### YOUR GOAL
Starting with the line that contains "Reproduce this chart with Apache ECharts." and stopping after the line that contains "var colors = ['#4472c4', '#4472c4', '#4472c4', '#00b050'];", output every line exactly as it stands.

Rows from a dataset of charts and code:
_ _ _ _ _

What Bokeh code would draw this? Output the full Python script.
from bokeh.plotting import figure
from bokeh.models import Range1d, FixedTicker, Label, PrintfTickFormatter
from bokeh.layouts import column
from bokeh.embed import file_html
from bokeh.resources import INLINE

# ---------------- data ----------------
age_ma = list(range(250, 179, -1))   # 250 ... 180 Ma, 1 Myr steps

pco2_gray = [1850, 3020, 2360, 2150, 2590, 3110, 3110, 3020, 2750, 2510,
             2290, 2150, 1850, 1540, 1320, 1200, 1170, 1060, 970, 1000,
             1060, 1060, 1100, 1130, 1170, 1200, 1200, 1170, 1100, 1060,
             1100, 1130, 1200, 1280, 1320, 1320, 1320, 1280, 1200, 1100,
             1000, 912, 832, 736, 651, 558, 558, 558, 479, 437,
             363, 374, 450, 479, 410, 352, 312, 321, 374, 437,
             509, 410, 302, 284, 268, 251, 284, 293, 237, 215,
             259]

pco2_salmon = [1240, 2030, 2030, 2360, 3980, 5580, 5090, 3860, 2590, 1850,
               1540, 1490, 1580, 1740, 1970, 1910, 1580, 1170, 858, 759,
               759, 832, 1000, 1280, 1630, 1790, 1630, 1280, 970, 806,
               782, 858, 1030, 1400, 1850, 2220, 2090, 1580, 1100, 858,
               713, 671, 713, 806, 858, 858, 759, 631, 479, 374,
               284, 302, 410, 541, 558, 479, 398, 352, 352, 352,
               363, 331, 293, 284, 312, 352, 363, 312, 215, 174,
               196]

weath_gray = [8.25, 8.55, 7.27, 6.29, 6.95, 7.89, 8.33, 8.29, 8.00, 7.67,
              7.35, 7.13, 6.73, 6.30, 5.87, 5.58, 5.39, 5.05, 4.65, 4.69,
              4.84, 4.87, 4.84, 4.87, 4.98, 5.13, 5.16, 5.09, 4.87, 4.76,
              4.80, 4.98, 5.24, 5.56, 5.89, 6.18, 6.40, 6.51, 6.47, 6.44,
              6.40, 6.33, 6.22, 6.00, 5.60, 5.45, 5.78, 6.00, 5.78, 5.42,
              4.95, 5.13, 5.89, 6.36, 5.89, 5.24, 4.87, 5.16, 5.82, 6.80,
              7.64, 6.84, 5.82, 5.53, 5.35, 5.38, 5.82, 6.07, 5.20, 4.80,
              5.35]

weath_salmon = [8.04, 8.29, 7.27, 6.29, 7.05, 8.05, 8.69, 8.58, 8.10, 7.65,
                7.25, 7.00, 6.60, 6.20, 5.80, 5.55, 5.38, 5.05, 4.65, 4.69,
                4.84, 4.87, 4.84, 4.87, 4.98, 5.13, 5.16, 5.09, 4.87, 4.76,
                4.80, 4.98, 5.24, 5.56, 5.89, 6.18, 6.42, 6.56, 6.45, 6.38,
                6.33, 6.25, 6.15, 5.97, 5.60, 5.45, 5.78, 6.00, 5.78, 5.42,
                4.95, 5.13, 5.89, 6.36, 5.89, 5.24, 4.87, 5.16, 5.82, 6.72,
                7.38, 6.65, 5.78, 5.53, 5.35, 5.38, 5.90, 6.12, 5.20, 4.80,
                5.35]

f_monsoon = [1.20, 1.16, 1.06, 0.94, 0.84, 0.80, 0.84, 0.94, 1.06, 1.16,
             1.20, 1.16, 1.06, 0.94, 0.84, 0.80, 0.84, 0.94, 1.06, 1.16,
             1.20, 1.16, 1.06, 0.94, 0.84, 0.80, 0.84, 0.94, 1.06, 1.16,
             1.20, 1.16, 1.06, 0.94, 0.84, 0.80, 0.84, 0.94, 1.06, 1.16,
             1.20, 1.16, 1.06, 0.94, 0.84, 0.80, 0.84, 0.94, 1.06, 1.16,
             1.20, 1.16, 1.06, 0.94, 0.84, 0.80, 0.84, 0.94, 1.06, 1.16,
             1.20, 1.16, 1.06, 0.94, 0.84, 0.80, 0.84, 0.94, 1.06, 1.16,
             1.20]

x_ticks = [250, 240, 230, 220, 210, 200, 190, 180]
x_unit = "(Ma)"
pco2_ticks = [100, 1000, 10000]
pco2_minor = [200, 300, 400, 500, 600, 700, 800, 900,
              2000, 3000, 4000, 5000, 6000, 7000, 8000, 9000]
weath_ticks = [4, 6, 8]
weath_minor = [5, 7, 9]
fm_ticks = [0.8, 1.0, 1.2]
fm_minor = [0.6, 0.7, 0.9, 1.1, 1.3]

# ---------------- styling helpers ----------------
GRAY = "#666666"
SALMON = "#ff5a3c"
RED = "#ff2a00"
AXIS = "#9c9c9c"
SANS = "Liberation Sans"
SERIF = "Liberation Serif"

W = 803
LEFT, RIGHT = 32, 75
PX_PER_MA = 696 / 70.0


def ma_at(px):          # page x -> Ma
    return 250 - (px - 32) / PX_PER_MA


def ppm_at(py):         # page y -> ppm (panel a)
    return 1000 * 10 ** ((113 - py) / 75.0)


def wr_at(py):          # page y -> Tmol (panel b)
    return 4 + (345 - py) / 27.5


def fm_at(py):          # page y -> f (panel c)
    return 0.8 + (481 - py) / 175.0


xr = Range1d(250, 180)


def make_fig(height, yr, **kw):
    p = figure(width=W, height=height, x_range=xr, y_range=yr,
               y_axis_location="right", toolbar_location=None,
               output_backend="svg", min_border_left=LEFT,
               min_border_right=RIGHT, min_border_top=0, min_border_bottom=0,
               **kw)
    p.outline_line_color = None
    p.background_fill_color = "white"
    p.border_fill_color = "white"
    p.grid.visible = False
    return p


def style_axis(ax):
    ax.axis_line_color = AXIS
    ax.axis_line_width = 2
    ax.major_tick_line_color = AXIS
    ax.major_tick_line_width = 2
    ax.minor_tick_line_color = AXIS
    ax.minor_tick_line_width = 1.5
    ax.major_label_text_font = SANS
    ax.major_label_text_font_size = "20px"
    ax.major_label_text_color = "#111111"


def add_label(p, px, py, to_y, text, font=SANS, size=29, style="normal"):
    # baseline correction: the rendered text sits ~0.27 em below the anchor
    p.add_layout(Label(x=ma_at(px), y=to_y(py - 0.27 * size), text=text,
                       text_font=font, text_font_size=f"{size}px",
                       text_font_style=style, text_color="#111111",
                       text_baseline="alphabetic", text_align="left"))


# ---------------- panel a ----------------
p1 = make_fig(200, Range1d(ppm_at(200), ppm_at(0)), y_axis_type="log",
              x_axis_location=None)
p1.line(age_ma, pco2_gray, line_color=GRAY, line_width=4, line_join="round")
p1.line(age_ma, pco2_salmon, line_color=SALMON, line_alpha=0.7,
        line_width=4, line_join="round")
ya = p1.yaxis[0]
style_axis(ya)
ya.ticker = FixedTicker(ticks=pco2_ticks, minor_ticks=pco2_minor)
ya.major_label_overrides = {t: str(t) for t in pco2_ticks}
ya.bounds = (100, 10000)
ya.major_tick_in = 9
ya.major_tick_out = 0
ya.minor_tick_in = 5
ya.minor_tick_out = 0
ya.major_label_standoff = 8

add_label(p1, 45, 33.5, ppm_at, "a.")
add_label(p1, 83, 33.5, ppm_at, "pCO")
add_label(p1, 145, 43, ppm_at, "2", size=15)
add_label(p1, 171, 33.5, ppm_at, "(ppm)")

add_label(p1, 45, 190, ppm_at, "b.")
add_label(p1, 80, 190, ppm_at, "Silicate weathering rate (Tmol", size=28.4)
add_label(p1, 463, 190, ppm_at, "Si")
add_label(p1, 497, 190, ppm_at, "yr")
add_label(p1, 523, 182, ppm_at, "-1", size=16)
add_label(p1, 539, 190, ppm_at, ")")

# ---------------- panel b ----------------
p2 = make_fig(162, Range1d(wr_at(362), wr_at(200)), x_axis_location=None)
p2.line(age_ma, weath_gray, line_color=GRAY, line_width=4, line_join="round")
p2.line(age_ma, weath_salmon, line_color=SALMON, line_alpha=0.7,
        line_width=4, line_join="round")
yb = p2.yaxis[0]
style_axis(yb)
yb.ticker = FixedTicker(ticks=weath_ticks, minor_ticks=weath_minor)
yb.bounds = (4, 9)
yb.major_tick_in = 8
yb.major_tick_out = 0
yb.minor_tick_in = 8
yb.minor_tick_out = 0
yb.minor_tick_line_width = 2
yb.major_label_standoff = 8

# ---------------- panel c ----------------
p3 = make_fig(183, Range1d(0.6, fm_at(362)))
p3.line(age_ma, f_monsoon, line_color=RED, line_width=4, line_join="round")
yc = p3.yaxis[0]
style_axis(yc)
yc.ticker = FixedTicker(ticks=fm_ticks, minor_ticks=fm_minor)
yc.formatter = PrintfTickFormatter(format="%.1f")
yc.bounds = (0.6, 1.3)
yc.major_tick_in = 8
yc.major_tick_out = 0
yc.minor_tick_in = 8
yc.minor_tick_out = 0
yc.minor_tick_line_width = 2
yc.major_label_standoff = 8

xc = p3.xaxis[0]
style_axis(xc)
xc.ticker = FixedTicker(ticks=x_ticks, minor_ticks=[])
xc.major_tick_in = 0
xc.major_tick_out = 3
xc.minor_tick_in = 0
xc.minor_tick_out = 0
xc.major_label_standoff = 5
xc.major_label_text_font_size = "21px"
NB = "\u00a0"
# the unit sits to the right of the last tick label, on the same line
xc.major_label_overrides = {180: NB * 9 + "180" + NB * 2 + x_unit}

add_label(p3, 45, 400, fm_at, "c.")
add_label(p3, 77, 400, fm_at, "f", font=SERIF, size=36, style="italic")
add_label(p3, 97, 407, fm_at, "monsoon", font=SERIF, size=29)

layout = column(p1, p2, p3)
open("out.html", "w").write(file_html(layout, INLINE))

_ _ _ _ _

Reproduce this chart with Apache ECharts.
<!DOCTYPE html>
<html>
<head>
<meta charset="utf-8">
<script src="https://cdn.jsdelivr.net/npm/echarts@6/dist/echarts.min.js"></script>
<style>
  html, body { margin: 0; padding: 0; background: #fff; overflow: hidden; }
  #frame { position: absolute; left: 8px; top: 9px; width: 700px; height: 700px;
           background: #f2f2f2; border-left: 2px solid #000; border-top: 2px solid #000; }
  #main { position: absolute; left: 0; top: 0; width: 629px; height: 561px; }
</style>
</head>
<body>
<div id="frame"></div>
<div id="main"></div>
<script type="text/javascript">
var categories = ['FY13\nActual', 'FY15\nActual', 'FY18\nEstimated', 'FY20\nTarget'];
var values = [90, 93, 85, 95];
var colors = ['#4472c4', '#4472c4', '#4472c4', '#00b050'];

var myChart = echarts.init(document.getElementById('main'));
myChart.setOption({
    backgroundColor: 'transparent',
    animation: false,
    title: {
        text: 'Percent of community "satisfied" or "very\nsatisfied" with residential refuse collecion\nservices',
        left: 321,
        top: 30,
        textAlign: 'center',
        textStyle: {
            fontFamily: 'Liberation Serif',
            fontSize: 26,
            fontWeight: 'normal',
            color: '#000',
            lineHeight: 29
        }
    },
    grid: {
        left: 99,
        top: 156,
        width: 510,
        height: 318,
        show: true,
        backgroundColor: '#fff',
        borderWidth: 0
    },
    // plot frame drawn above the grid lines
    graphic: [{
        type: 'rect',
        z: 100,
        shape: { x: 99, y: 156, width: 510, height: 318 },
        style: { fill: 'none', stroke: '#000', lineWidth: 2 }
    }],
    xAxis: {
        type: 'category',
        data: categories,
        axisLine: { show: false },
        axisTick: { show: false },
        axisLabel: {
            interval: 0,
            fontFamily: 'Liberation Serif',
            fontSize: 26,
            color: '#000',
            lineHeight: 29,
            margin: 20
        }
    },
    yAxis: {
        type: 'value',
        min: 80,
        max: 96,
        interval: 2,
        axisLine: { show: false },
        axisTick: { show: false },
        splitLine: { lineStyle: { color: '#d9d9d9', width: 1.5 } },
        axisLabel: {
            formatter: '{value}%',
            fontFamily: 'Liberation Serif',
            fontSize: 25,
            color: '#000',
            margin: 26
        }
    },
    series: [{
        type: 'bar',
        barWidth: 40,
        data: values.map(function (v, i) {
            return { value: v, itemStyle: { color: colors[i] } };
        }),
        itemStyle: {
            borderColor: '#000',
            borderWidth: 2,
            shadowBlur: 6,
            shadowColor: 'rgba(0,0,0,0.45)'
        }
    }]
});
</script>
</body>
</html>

_ _ _ _ _

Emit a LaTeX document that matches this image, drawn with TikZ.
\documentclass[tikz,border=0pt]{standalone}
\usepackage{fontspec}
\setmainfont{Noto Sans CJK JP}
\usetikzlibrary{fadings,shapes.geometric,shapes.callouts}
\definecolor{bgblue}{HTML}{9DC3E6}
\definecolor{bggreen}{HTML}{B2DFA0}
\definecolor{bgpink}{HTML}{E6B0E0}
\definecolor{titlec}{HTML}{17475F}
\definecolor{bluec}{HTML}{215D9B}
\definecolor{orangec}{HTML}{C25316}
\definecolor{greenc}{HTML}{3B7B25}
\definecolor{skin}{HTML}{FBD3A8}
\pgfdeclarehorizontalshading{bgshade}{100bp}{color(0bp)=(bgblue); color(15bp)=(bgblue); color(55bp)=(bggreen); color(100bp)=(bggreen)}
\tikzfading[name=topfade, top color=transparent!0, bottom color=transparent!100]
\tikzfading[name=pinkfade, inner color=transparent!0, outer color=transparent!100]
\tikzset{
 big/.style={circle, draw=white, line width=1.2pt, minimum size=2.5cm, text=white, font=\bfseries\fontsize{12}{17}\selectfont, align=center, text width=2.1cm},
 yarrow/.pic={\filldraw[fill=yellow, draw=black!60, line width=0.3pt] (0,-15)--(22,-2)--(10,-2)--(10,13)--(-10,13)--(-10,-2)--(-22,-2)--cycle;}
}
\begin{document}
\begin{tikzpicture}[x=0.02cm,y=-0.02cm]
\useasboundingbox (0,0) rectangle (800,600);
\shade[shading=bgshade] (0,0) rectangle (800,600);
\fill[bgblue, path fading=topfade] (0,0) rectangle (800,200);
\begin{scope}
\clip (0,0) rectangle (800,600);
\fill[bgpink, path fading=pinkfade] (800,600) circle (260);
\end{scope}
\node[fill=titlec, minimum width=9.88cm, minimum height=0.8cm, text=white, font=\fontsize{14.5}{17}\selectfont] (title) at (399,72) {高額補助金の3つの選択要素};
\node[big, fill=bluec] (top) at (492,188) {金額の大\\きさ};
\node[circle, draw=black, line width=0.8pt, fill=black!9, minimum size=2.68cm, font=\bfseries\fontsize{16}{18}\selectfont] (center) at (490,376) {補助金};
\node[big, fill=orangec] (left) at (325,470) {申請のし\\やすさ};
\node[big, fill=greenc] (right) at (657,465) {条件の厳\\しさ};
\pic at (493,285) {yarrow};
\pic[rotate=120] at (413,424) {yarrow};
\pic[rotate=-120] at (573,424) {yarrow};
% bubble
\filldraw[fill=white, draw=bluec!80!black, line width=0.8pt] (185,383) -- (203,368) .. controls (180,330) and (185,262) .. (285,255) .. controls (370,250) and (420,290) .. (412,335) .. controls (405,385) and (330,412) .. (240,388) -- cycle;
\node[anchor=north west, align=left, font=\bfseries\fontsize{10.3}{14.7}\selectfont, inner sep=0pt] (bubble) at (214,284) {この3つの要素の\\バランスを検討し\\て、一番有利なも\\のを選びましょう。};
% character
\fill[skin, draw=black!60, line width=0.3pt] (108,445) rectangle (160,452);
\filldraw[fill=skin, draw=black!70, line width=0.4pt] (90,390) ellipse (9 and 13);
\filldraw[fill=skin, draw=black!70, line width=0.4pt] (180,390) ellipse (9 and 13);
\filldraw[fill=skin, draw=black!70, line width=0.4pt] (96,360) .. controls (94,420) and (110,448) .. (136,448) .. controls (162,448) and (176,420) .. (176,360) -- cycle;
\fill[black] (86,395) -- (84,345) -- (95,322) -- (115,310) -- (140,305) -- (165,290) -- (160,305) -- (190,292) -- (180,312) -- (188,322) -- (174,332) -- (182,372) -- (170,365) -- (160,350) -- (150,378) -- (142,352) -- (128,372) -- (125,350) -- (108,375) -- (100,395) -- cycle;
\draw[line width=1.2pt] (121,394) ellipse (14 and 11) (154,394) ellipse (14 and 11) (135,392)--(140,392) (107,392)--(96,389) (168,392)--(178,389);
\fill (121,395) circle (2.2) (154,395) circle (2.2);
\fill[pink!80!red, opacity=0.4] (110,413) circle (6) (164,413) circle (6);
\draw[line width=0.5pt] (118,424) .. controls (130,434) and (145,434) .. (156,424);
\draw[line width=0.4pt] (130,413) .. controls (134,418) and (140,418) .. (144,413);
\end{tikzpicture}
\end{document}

_ _ _ _ _

### OUTPUT BELOW
Reproduce this chart with Apache ECharts.
<!DOCTYPE html>
<html>
<head>
<meta charset="utf-8">
<script src="https://cdn.jsdelivr.net/npm/echarts@6/dist/echarts.min.js"></script>
<style>
  html, body { margin: 0; padding: 0; background: #fff; overflow: hidden; }
  #frame { position: absolute; left: 8px; top: 9px; width: 700px; height: 700px;
           background: #f2f2f2; border-left: 2px solid #000; border-top: 2px solid #000; }
  #main { position: absolute; left: 0; top: 0; width: 629px; height: 561px; }
</style>
</head>
<body>
<div id="frame"></div>
<div id="main"></div>
<script type="text/javascript">
var categories = ['FY13\nActual', 'FY15\nActual', 'FY18\nEstimated', 'FY20\nTarget'];
var values = [90, 93, 85, 95];
var colors = ['#4472c4', '#4472c4', '#4472c4', '#00b050'];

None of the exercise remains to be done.